**To be done**
Starting at the line containing "Recreate this image", please quote every line up to and including the line containing "hct8_ccd_err = [0.04, 0.04, 0.06]", exactly, and nothing beyond.
• • •
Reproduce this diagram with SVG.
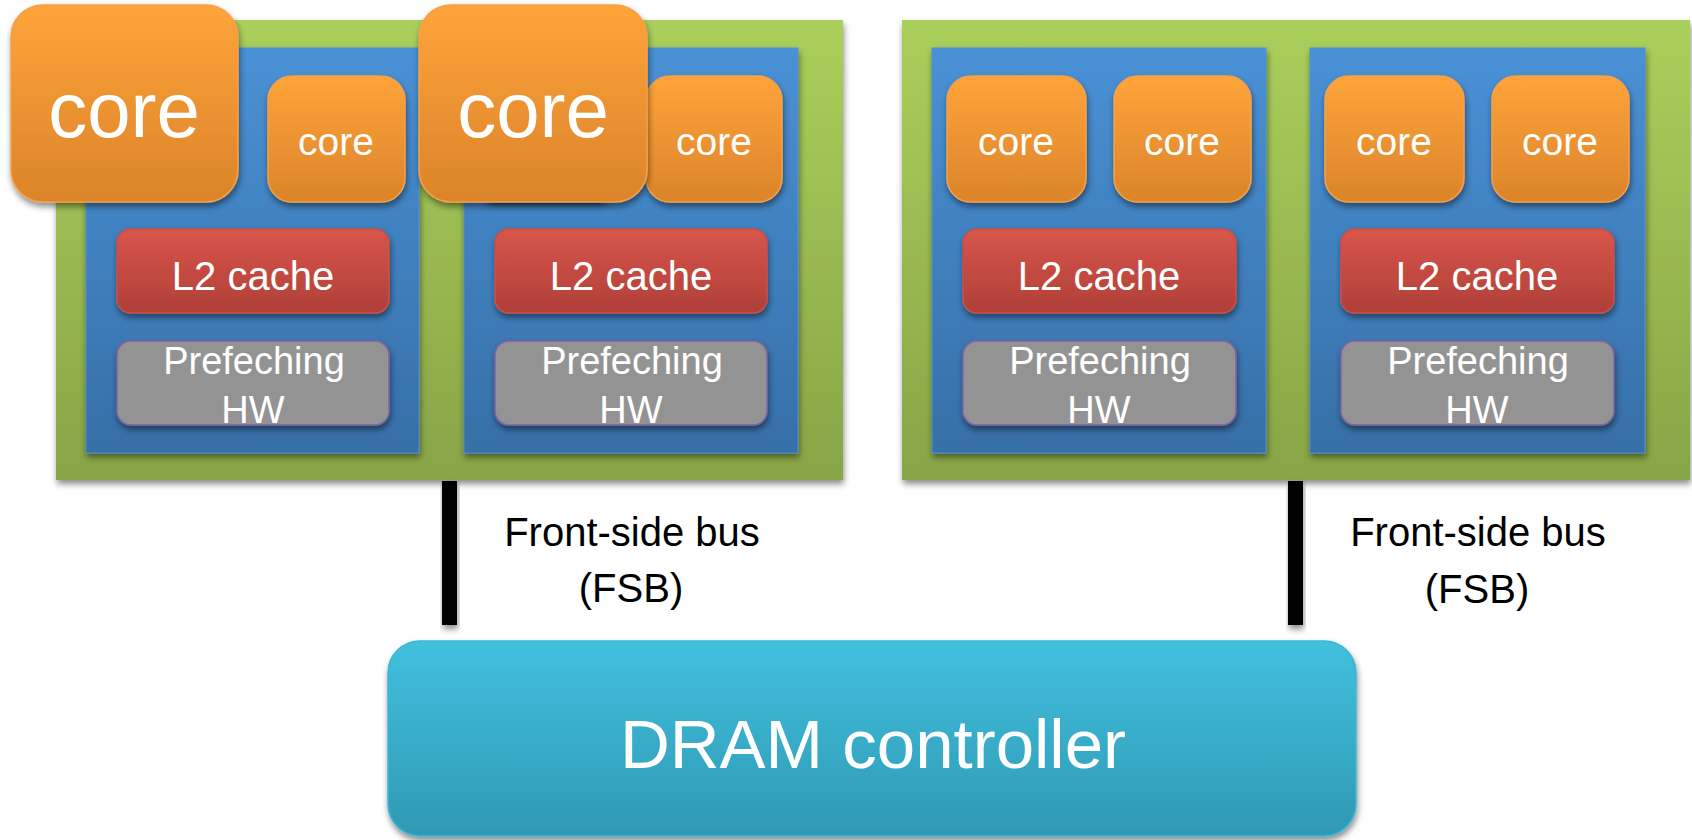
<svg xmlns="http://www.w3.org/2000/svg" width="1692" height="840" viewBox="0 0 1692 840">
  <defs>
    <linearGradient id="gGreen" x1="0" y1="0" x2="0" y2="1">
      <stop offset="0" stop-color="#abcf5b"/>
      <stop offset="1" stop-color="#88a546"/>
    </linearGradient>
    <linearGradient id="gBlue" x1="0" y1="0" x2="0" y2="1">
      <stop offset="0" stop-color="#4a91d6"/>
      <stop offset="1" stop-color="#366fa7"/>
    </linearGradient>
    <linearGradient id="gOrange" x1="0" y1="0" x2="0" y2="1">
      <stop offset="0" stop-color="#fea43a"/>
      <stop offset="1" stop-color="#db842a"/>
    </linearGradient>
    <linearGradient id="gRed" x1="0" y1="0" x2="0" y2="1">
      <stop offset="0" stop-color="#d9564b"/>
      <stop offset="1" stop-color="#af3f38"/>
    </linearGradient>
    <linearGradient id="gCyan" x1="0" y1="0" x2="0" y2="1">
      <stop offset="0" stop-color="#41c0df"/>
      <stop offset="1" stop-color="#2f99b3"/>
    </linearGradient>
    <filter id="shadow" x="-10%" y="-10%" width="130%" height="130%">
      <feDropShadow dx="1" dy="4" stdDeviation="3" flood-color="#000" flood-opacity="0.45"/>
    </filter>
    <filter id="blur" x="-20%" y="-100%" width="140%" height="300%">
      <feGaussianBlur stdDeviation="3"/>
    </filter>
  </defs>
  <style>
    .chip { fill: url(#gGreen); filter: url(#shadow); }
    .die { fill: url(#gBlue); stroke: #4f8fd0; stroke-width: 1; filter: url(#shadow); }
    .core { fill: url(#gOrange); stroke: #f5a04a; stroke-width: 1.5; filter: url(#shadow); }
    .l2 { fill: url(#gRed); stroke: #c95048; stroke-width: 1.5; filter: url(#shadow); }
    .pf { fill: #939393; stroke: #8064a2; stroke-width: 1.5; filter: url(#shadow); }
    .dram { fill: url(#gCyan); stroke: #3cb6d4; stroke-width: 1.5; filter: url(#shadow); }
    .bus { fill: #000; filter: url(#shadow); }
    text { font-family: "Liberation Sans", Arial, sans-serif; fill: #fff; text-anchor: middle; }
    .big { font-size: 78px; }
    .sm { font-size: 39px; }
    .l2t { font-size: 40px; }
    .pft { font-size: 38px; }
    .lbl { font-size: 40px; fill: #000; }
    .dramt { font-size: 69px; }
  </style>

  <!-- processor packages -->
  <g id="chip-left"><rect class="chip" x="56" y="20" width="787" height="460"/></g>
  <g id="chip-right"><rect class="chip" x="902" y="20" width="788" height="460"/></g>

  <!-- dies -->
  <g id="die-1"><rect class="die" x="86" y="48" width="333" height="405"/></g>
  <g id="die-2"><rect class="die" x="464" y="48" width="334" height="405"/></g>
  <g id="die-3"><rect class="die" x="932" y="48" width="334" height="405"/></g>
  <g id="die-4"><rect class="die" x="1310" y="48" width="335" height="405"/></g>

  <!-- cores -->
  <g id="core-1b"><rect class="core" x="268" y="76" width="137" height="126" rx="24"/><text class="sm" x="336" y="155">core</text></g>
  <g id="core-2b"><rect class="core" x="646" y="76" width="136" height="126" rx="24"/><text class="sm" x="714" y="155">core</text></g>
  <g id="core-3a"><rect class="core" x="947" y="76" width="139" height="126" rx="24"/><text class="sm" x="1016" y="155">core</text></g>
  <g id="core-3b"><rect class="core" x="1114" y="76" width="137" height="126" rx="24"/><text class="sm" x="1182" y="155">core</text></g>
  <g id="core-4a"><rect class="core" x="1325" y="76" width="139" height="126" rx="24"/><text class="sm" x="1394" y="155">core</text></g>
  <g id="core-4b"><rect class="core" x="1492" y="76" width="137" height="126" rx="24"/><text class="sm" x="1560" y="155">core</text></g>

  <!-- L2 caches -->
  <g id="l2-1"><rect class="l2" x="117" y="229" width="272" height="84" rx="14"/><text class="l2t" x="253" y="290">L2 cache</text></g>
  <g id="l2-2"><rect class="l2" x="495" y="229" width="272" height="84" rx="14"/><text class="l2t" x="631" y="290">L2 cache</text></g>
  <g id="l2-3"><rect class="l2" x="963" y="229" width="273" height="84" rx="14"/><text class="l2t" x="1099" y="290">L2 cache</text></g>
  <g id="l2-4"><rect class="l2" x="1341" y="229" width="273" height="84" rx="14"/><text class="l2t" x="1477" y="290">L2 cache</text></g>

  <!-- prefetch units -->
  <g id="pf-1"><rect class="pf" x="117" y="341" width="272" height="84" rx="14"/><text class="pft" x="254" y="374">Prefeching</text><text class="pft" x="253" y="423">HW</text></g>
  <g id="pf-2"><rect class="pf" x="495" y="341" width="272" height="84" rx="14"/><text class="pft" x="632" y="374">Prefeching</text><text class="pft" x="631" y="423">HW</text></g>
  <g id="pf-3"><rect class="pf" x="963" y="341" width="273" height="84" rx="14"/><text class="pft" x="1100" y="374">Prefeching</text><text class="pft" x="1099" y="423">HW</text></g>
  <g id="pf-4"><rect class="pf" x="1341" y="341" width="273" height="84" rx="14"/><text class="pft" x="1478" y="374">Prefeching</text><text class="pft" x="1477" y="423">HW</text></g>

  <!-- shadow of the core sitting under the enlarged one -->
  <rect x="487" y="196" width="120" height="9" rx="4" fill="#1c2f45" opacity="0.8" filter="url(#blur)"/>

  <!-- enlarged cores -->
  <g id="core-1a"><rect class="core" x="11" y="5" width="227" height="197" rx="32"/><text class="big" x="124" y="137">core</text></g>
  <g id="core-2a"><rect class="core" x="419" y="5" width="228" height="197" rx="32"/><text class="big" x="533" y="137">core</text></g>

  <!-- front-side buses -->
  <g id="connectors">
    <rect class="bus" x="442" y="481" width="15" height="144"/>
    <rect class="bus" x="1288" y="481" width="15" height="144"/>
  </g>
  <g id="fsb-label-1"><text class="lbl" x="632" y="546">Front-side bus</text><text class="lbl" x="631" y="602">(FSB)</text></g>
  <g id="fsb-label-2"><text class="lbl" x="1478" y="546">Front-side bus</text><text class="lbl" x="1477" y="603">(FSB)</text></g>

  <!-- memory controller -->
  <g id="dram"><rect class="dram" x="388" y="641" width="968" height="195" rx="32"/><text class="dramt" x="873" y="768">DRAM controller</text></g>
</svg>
• • •
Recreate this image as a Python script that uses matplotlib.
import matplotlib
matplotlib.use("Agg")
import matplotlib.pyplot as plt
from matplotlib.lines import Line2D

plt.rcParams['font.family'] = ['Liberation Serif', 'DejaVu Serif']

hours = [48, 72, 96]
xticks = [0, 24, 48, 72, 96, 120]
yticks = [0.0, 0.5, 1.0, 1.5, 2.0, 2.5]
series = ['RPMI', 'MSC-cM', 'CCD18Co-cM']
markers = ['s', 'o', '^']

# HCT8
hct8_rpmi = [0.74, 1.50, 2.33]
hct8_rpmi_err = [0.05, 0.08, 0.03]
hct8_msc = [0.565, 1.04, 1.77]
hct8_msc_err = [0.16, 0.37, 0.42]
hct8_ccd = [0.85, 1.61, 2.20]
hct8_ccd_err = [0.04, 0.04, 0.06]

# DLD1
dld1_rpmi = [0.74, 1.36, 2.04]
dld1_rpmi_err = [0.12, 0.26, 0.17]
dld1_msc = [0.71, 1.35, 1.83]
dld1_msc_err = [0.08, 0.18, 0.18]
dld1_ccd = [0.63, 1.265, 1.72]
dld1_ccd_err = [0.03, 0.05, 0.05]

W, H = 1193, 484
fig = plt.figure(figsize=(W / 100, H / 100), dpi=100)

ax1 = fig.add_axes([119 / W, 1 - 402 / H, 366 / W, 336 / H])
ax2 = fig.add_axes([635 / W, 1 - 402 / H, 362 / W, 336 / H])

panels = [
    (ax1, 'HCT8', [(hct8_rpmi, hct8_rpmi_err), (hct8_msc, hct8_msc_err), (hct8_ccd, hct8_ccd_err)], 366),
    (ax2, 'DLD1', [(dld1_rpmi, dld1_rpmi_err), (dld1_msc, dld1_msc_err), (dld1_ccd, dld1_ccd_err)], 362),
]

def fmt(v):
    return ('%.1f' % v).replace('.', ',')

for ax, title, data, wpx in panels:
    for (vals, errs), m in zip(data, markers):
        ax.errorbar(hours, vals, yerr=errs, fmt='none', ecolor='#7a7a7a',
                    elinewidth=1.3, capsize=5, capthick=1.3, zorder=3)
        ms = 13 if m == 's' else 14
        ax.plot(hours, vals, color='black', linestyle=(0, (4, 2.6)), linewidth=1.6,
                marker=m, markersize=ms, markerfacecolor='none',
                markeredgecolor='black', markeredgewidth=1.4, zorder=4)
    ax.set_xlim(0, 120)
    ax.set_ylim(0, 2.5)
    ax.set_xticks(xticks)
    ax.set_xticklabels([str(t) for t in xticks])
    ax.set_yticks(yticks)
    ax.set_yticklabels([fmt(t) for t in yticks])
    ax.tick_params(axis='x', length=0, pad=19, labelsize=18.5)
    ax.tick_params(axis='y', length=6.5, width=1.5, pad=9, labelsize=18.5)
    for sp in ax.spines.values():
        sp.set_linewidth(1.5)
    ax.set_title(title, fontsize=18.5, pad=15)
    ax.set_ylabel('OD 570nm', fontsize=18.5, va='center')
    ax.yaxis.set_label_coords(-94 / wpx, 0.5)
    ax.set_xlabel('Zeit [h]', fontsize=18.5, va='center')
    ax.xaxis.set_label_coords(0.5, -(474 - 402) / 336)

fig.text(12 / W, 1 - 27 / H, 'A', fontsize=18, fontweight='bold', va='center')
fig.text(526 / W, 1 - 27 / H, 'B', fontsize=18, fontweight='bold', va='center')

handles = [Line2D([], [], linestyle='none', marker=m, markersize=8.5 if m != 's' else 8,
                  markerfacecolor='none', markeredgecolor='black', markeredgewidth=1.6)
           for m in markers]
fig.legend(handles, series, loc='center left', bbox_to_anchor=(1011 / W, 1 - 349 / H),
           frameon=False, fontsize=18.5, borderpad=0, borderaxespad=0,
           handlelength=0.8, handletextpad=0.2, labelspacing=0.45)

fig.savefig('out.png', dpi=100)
• • •
**Task output**
Recreate this image as a Python script that uses matplotlib.
import matplotlib
matplotlib.use("Agg")
import matplotlib.pyplot as plt
from matplotlib.lines import Line2D

plt.rcParams['font.family'] = ['Liberation Serif', 'DejaVu Serif']

hours = [48, 72, 96]
xticks = [0, 24, 48, 72, 96, 120]
yticks = [0.0, 0.5, 1.0, 1.5, 2.0, 2.5]
series = ['RPMI', 'MSC-cM', 'CCD18Co-cM']
markers = ['s', 'o', '^']

# HCT8
hct8_rpmi = [0.74, 1.50, 2.33]
hct8_rpmi_err = [0.05, 0.08, 0.03]
hct8_msc = [0.565, 1.04, 1.77]
hct8_msc_err = [0.16, 0.37, 0.42]
hct8_ccd = [0.85, 1.61, 2.20]
hct8_ccd_err = [0.04, 0.04, 0.06]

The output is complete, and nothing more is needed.